También participó en proyectos gaditanos como el volumen ‘La Tierra’, publicado en Benalup en torno a los sucesos de Casas Viejas, en cuyo índice aparece su nombre junto a los de Ramón J. Sender, Gerald Brey o muchas otras firmas, más o menos conocidas. A su vez, presidía a título honorífico junto a Darío Fo, el festival ‘Siete soles, siete lunas’, que se convoca cada año, que tiene a Cádiz como una de sus sedes y cuya programación inminente será presentada durante esta semana.

El amaba el Cádiz de Carlos Cano y el de su camarada Rafael Alberti. O aquella provincia solidaria que abrigaba el naufragio de la globalización que Javier Bauluz fotografiaba sobre estas playas interminables. Tampoco en aquella otra ocasión, cuando los periodistas gaditanos le concedimos el premio Agustín Merello, José Saramago pudo viajar hacia la cuna de las libertades en su soñada Iberia. Pilar del Río vino a recogerlo y a agradecerlo en su nombre. El importe del galardón lo cedió a la asociación Algeciras Acoge porque, desde luego, él siempre se sintió paisano de esos gaditanos de espaldas mojadas que la mar venía arrojando desde diez años antes sobre las playas del Estrecho.

De hecho, meses más tarde, escribió en portugués las palabras que siguen y que me brindó como prólogo para el libro ‘Moros en la Costa’. Creo que, hoy más que nunca, reflejan al dedillo su testamento gaditano: «Que tire la primera piedra quien nunca haya tenido manchas de emigración en su árbol genealógico. Así como en la fábula del lobo malo que acusa al inocente cordero de enturbiar el agua del arroyo de donde ambos bebían, si tú no emigraste, emigró tu padre, y si tu padre no necesitó mudar de sitio fue porque tu abuelo, antes, no tuvo otro remedio que ir, cargando la vida sobre la espalda, en busca de la comida que su propia tierra le negaba.

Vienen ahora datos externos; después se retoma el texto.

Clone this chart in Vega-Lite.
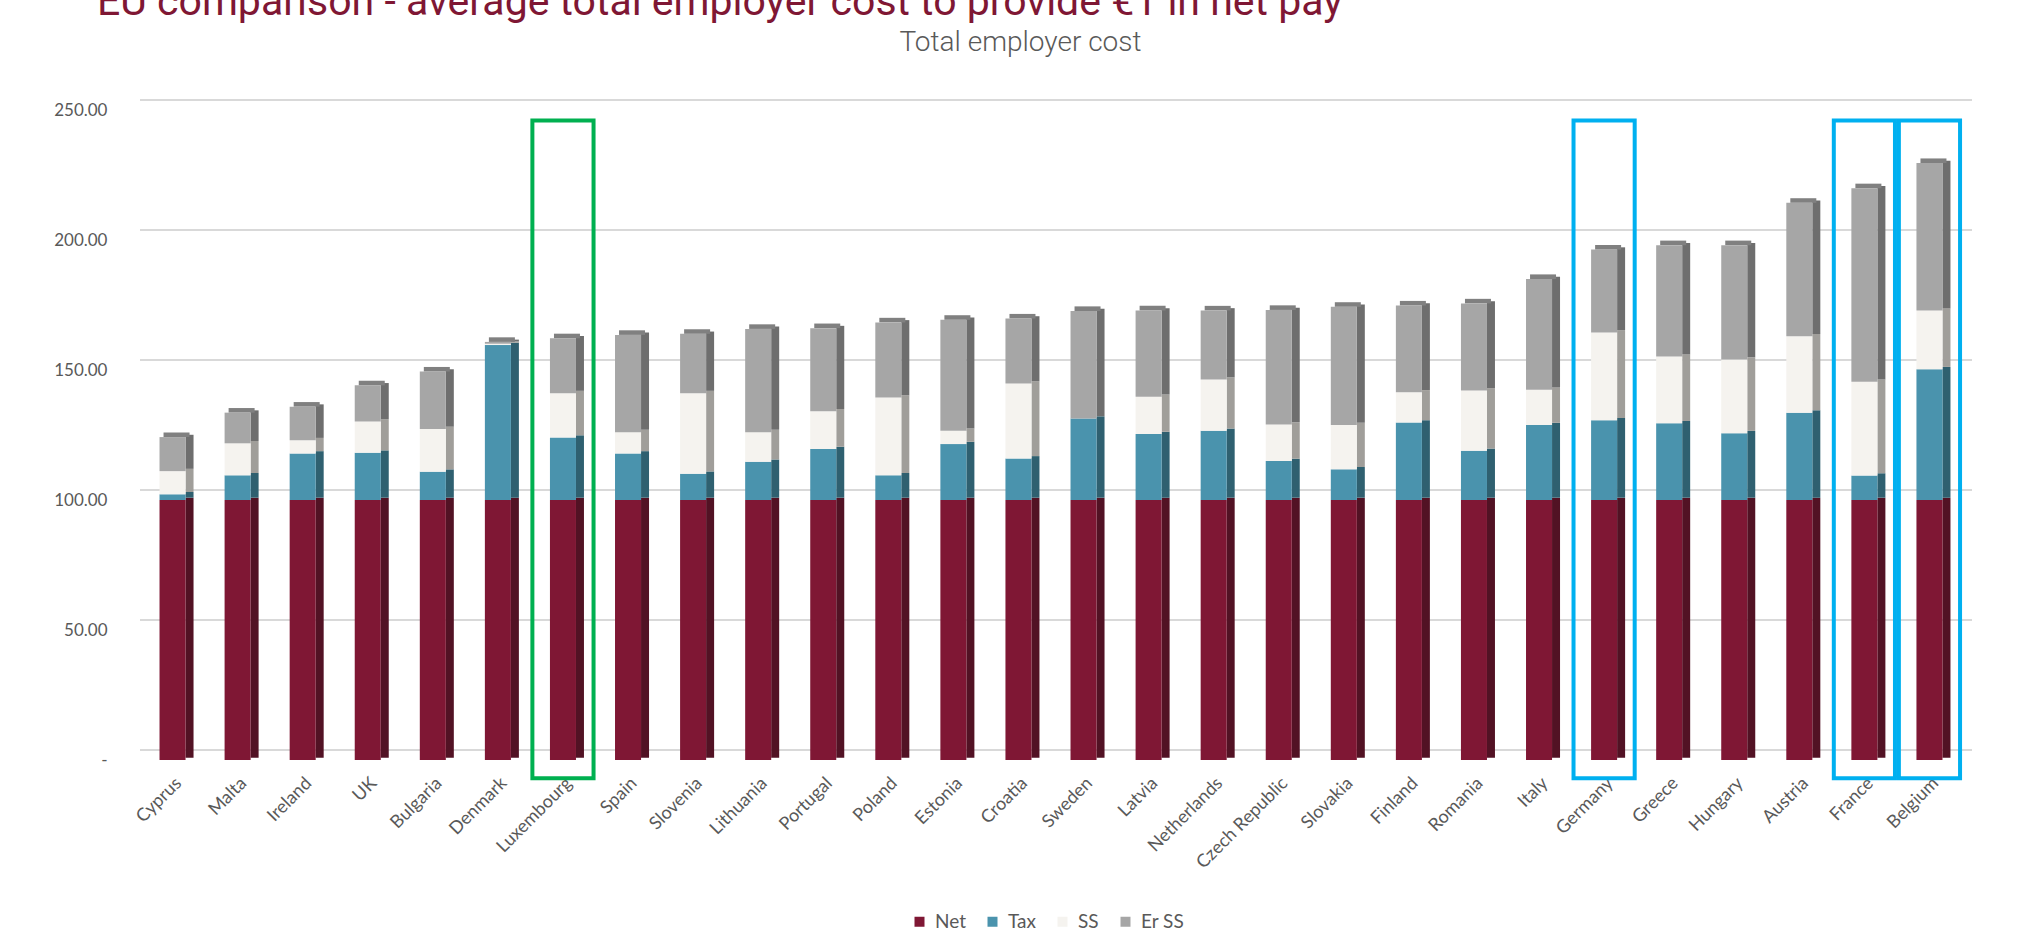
{
  "$schema": "https://vega.github.io/schema/vega-lite/v6.json",
  "width": 1822,
  "height": 650,
  "autosize": {"type": "none"},
  "padding": {"left": 140, "top": 110, "right": 75, "bottom": 190},
  "background": "white",
  "title": {
    "text": "EU comparison - average total employer cost to provide €1 in net pay",
    "anchor": "start",
    "frame": "group",
    "dx": -43,
    "dy": 31,
    "font": "Roboto",
    "fontSize": 41,
    "fontWeight": "normal",
    "color": "#7f1734",
    "baseline": "alphabetic",
    "offset": 3
  },
  "config": {"view": {"stroke": null}, "font": "Lato"},
  "datasets": {
    "costs": [
      {"country": "Cyprus", "Net": 100, "Tax": 2.2, "SS": 8.9, "Er SS": 13.1},
      {"country": "Malta", "Net": 100, "Tax": 9.5, "SS": 12.3, "Er SS": 11.8},
      {"country": "Ireland", "Net": 100, "Tax": 17.9, "SS": 5.1, "Er SS": 12.9},
      {"country": "UK", "Net": 100, "Tax": 18.2, "SS": 12.0, "Er SS": 13.9},
      {"country": "Bulgaria", "Net": 100, "Tax": 10.9, "SS": 16.4, "Er SS": 22.1},
      {"country": "Denmark", "Net": 100, "Tax": 59.6, "SS": 0.5, "Er SS": 0.7},
      {"country": "Luxembourg", "Net": 100, "Tax": 24.0, "SS": 17.1, "Er SS": 21.1},
      {"country": "Spain", "Net": 100, "Tax": 17.9, "SS": 8.2, "Er SS": 37.4},
      {"country": "Slovenia", "Net": 100, "Tax": 10.1, "SS": 31.0, "Er SS": 22.8},
      {"country": "Lithuania", "Net": 100, "Tax": 14.7, "SS": 11.4, "Er SS": 39.7},
      {"country": "Portugal", "Net": 100, "Tax": 19.6, "SS": 14.5, "Er SS": 32.0},
      {"country": "Poland", "Net": 100, "Tax": 9.5, "SS": 29.9, "Er SS": 28.9},
      {"country": "Estonia", "Net": 100, "Tax": 21.5, "SS": 5.1, "Er SS": 42.7},
      {"country": "Croatia", "Net": 100, "Tax": 16.0, "SS": 28.8, "Er SS": 25.0},
      {"country": "Sweden", "Net": 100, "Tax": 31.3, "SS": 0, "Er SS": 41.4},
      {"country": "Latvia", "Net": 100, "Tax": 25.4, "SS": 14.3, "Er SS": 33.2},
      {"country": "Netherlands", "Net": 100, "Tax": 26.6, "SS": 19.7, "Er SS": 26.6},
      {"country": "Czech Republic", "Net": 100, "Tax": 15.0, "SS": 14.0, "Er SS": 44.1},
      {"country": "Slovakia", "Net": 100, "Tax": 11.8, "SS": 17.0, "Er SS": 45.5},
      {"country": "Finland", "Net": 100, "Tax": 29.8, "SS": 11.6, "Er SS": 33.4},
      {"country": "Romania", "Net": 100, "Tax": 18.9, "SS": 23.2, "Er SS": 33.5},
      {"country": "Italy", "Net": 100, "Tax": 28.8, "SS": 13.6, "Er SS": 42.6},
      {"country": "Germany", "Net": 100, "Tax": 30.7, "SS": 33.7, "Er SS": 31.9},
      {"country": "Greece", "Net": 100, "Tax": 29.5, "SS": 25.7, "Er SS": 42.8},
      {"country": "Hungary", "Net": 100, "Tax": 25.7, "SS": 28.3, "Er SS": 44.0},
      {"country": "Austria", "Net": 100, "Tax": 33.6, "SS": 29.4, "Er SS": 51.3},
      {"country": "France", "Net": 100, "Tax": 9.4, "SS": 36.1, "Er SS": 74.4},
      {"country": "Belgium", "Net": 100, "Tax": 50.3, "SS": 22.6, "Er SS": 56.7}
    ],
    "grid": [{"level": 0}, {"level": 50}, {"level": 100}, {"level": 150}, {"level": 200}, {"level": 250}]
  },
  "layer": [
    {
      "data": {"name": "grid"},
      "mark": {"type": "rule", "color": "#d9d9d9", "strokeWidth": 2, "xOffset": 10, "x2Offset": 14, "yOffset": -10},
      "encoding": {
        "y": {
          "field": "level",
          "type": "quantitative",
          "scale": {"domain": [0, 250], "nice": false},
          "title": "Total employer cost",
          "axis": {
            "values": [0, 50, 100, 150, 200, 250],
            "labelExpr": "datum.value == 0 ? '-\u00a0\u00a0\u00a0' : format(datum.value, ',.2f')",
            "grid": false,
            "domain": false,
            "ticks": false,
            "labelPadding": 33,
            "labelFontSize": 17,
            "labelFont": "Lato",
            "labelColor": "#595959",
            "titleAngle": 0,
            "titleX": 880,
            "titleY": -60,
            "titleAlign": "center",
            "titleBaseline": "alphabetic",
            "titleFont": "Roboto",
            "titleFontSize": 28,
            "titleFontWeight": 300,
            "titleColor": "#595959"
          }
        }
      }
    },
    {
      "data": {"name": "costs"},
      "transform": [
        {"fold": ["Net", "Tax", "SS", "Er SS"], "as": ["component", "value"]},
        {"calculate": "indexof(['Net', 'Tax', 'SS', 'Er SS'], datum.component)", "as": "stack_order"}
      ],
      "encoding": {
        "x": {
          "field": "country",
          "type": "nominal",
          "sort": null,
          "title": null,
          "scale": {"paddingInner": 0.6, "paddingOuter": 0.3},
          "axis": {
            "labelAngle": -45,
            "labelFontSize": 18,
            "labelFont": "Lato",
            "labelColor": "#595959",
            "domain": false,
            "ticks": false,
            "labelPadding": 14
          }
        }
      },
      "resolve": {"scale": {"color": "independent"}},
      "layer": [
        {
          "mark": {"type": "bar", "width": 8, "xOffset": 17, "yOffset": -2.3},
          "encoding": {
            "y": {"field": "value", "type": "quantitative", "stack": "zero", "title": "Total employer cost"},
            "order": {"field": "stack_order", "type": "quantitative"},
            "color": {
              "field": "component",
              "type": "nominal",
              "scale": {"domain": ["Net", "Tax", "SS", "Er SS"], "range": ["#521224", "#2f6070", "#a09e9a", "#6e6e6e"]},
              "legend": null
            }
          }
        },
        {
          "transform": [{"aggregate": [{"op": "sum", "field": "value", "as": "total"}], "groupby": ["country"]}],
          "mark": {"type": "tick", "orient": "horizontal", "color": "#808080", "size": 26, "thickness": 4.6, "xOffset": 4, "yOffset": -2.3, "opacity": 1},
          "encoding": {
            "y": {"field": "total", "type": "quantitative", "title": "Total employer cost"}
          }
        },
        {
          "mark": {"type": "bar"},
          "encoding": {
            "y": {"field": "value", "type": "quantitative", "stack": "zero", "title": "Total employer cost"},
            "order": {"field": "stack_order", "type": "quantitative"},
            "color": {
              "field": "component",
              "type": "nominal",
              "scale": {"domain": ["Net", "Tax", "SS", "Er SS"], "range": ["#7f1734", "#4a93ad", "#f5f3ef", "#a6a6a6"]},
              "legend": {
                "title": null,
                "orient": "none",
                "legendX": 770,
                "legendY": 802,
                "direction": "horizontal",
                "symbolType": "square",
                "symbolSize": 100,
                "symbolStrokeWidth": 0,
                "labelFont": "Lato",
                "labelFontSize": 19,
                "labelColor": "#595959",
                "labelOffset": 6,
                "columnPadding": 17
              }
            }
          }
        },
        {
          "transform": [{"filter": "datum.component == 'Net' && datum.country == 'Luxembourg'"}],
          "mark": {"type": "bar", "fillOpacity": 0, "stroke": "#00b050", "strokeWidth": 4, "width": {"band": 2.35}},
          "encoding": {
            "y": {"datum": -7, "type": "quantitative", "title": "Total employer cost"},
            "y2": {"datum": 246}
          }
        },
        {
          "transform": [{"filter": "datum.component == 'Net' && (datum.country == 'Germany' || datum.country == 'France' || datum.country == 'Belgium')"}],
          "mark": {"type": "bar", "fillOpacity": 0, "stroke": "#00b0f0", "strokeWidth": 4, "width": {"band": 2.35}},
          "encoding": {
            "y": {"datum": -7, "type": "quantitative", "title": "Total employer cost"},
            "y2": {"datum": 246}
          }
        }
      ]
    }
  ]
}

Muchos portugueses (¿y cuántos españoles?) murieron ahogados en el río Bidasoa cuando, noche oscura, intentaban alcanzar a nado la otra orilla, donde se decía que el paraíso de Francia comenzaba.

Centenas de millares de portugueses (¿y cuántos españoles?) tuvieron que adentrarse en la llamada culta y civilizada Europa de allá de los Pirineos, en condiciones de trabajo infame y salarios indignos. Los que consiguieron soportar las violencias de siempre y las nuevas privaciones, los supervivientes, desorientados en medio de sociedades que los despreciaban y humillaban, perdidos en idiomas que no podían entender, fueron poco a poco construyendo, con renuncias y sacrificios casi heroicos, moneda a moneda, céntimo a céntimo, el futuro de sus descendientes. algunos de esos hombres, algunas de esas mujeres no perdieron ni quisieron perder la memoria del tiempo en que padecieron todos los vejámenes del trabajo mal pagado y todas las amarguras del aislamiento social.

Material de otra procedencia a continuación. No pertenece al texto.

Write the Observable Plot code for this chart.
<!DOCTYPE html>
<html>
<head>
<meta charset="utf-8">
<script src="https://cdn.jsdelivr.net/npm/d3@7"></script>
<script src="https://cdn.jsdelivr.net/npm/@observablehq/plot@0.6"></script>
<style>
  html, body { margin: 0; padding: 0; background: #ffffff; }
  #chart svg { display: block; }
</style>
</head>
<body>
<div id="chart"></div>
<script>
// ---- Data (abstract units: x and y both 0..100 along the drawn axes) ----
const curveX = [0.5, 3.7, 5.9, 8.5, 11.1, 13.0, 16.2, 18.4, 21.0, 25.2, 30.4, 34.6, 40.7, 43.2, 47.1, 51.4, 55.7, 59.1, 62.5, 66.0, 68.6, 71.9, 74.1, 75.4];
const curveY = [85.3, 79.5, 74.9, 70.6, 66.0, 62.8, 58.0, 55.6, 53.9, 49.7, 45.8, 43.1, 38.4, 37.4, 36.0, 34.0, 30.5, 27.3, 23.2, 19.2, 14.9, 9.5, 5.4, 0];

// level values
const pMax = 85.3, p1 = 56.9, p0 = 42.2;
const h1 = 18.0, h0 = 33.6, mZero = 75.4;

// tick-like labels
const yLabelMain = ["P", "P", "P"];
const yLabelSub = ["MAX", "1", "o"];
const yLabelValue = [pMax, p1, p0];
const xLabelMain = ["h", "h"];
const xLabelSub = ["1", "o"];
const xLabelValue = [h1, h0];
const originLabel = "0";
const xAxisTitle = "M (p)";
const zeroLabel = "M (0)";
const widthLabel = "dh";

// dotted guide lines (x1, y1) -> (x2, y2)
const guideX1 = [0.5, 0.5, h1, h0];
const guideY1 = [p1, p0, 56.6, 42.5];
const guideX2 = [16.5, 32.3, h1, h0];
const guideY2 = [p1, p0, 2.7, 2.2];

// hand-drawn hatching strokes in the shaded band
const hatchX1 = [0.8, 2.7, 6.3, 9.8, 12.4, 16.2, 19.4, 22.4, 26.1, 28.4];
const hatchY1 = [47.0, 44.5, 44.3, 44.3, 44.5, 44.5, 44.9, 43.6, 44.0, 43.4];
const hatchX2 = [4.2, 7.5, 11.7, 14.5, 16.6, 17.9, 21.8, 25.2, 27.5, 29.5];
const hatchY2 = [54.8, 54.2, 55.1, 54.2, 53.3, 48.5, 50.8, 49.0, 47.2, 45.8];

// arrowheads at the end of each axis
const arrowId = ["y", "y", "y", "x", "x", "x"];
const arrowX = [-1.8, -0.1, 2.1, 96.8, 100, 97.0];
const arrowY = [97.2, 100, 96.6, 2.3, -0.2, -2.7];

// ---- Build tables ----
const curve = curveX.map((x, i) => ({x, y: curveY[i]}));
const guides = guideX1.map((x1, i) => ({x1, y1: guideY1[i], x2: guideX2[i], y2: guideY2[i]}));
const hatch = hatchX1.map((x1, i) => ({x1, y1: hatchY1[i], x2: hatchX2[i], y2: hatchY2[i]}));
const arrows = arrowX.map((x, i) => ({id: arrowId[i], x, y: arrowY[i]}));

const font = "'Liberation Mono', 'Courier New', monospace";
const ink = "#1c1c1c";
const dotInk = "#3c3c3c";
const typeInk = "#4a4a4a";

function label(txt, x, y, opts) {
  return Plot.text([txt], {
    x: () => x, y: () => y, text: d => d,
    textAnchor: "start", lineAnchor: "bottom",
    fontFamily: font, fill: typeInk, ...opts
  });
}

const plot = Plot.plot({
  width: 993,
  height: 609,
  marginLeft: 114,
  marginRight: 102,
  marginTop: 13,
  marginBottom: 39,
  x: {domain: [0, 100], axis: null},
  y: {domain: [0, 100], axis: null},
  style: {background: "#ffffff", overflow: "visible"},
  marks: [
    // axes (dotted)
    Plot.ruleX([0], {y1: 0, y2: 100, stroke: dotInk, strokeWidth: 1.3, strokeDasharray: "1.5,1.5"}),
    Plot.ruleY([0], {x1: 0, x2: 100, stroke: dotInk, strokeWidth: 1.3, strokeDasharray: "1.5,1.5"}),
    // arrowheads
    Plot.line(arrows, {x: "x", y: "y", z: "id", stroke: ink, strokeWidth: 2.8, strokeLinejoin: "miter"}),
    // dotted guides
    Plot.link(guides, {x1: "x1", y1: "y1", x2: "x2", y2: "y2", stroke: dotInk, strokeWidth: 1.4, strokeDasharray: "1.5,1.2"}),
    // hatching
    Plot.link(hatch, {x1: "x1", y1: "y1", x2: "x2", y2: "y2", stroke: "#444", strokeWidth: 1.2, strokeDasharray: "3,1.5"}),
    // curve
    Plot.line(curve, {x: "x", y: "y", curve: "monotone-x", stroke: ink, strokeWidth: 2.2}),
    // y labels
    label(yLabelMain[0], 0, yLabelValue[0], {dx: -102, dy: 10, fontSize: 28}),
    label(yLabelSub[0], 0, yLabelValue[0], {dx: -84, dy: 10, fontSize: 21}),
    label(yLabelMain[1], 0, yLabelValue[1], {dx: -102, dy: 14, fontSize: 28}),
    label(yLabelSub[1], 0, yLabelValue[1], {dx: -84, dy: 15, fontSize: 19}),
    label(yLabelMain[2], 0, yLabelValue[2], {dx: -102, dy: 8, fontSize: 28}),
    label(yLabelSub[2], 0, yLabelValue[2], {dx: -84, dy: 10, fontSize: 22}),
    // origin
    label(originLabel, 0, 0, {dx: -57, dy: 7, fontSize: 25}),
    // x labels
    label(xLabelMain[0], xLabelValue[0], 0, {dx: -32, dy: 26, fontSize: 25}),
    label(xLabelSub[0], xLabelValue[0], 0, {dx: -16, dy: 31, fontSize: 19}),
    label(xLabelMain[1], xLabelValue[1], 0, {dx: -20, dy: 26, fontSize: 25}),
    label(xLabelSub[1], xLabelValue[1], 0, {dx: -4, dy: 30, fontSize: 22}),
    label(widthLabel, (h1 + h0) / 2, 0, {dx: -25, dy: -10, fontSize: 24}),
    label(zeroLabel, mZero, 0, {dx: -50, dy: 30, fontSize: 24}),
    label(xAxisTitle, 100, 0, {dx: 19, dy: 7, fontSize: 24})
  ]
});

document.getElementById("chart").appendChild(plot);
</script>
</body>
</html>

Gracias sinceras les sean dadas por haber sido capaces de preservar el respeto que debían a su pasado. Otros muchos, la mayoría, cortaron los puentes que los unían a aquellas horas sombrías, se avergonzaron de haber sido ignorantes, pobres, a veces miserables, se comportaron como si la vida decente, para ellos, sólo hubiera comenzado verdaderamente y por fin el día felicísimo en que pudieron comprar su propio automóvil. Esos son los que estarán siempre dispuestos a tratar con idéntica crueldad e idéntico desprecio a los emigrantes que atraviesan ese otro Bidasoa más largo y más hondo que es el Estrecho de Gibraltar, donde los ahogados abundan y sirven de pasto a los peces, si la marea y el viento no prefirieron empujarlos a la playa, hasta que la guardia civil aparezca y se los lleve. A los supervivientes de los nuevos naufragios, a los que pusieron pie en tierra y no fueron expulsados, les espera el eterno calvario de la explotación, de la intolerancia, del racismo, del odio a la piel, de la sospecha, del envilecimiento moral.

Aquel que antes fue explotado y perdió la memoria de haberlo sido, acabará explotando a otro.

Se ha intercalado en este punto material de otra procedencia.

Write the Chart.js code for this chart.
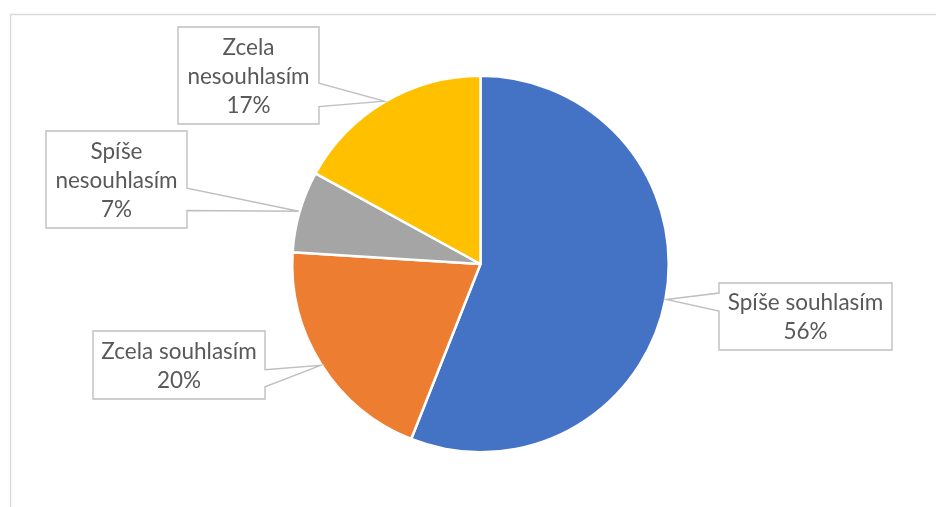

Aquel que antes fue despreciado y finge haberlo olvidado, refinará su propia capacidad de despreciar. Aquel a quien ayer humillaron, humillará hoy con más rencor.

Y helos aquí, todos juntos, tirándole piedras a quien llega hasta esta orilla del Bidasoa, como si ellos nunca hubieran emigrado, o los padres, o los abuelos, como si nunca hubieran sufrido de hambre y desesperación, de angustia y de miedo, en verdad os digo, hay ciertas maneras de ser feliz que son simplemente odiosas».